GIVEN REQUEST: Check each line of the material below for "this", then copy the ones that contain it.

ENTRIES PROVIDED:
* start *

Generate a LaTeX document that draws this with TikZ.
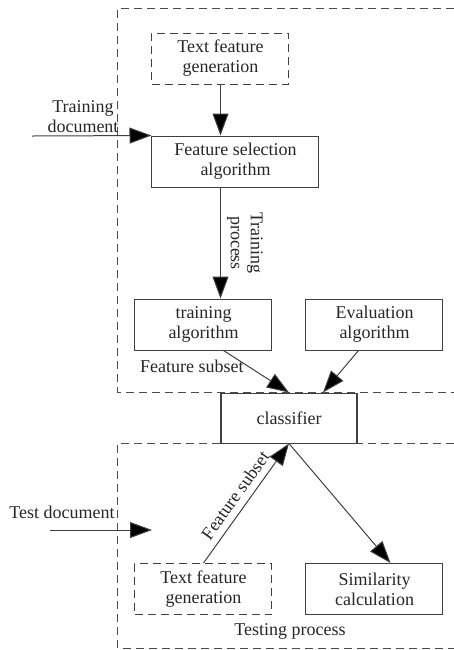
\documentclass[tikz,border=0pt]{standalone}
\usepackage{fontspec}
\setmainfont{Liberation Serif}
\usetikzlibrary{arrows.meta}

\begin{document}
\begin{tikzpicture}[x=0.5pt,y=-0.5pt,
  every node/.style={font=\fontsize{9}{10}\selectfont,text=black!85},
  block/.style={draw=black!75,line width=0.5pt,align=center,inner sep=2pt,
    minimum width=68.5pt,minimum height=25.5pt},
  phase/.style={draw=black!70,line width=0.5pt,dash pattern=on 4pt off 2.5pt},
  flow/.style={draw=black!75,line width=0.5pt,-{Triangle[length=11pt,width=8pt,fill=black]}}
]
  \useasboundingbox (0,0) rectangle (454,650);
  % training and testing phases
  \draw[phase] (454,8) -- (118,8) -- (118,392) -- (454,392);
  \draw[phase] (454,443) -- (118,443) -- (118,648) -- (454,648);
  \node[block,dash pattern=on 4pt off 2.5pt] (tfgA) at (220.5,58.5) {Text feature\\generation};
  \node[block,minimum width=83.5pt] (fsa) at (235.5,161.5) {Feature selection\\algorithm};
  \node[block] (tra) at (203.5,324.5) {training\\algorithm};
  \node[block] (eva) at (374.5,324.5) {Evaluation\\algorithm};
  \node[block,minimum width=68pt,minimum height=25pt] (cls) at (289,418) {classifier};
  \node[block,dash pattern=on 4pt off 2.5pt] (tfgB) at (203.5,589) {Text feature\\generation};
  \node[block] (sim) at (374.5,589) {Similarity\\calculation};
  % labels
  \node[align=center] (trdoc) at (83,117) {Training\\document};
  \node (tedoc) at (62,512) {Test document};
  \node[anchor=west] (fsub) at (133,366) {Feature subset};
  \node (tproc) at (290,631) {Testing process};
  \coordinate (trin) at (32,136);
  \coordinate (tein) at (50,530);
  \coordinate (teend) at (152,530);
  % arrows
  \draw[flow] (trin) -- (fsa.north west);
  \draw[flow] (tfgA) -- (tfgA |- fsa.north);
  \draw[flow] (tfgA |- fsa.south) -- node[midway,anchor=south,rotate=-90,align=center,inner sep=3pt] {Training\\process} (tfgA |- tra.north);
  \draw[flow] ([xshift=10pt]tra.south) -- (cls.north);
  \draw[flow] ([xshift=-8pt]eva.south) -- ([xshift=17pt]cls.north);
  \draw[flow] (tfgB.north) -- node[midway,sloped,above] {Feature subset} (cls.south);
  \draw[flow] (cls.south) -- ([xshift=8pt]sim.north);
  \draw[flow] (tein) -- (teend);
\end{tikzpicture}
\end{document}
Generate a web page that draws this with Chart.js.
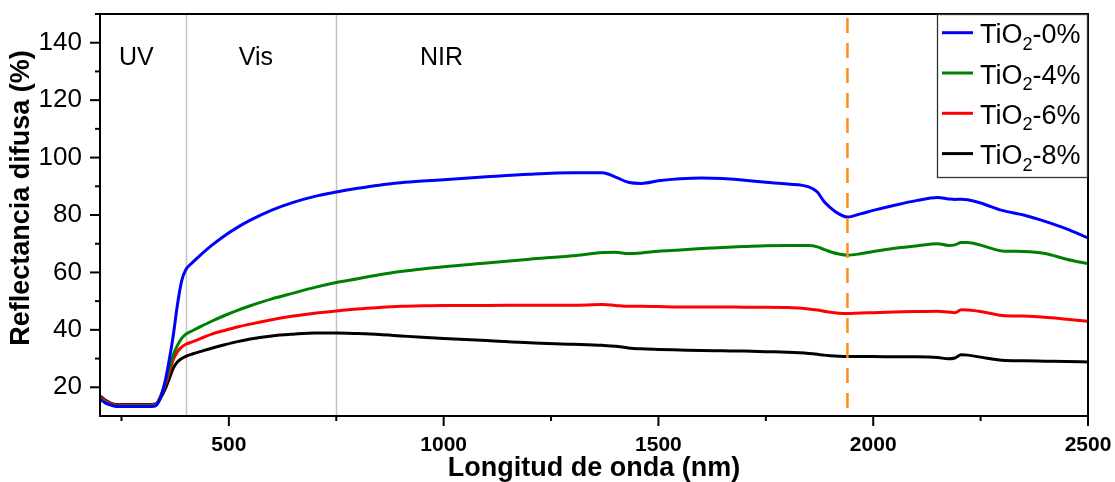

* end *

EXERCISE SOLUTION:
Generate a LaTeX document that draws this with TikZ.
Generate a web page that draws this with Chart.js.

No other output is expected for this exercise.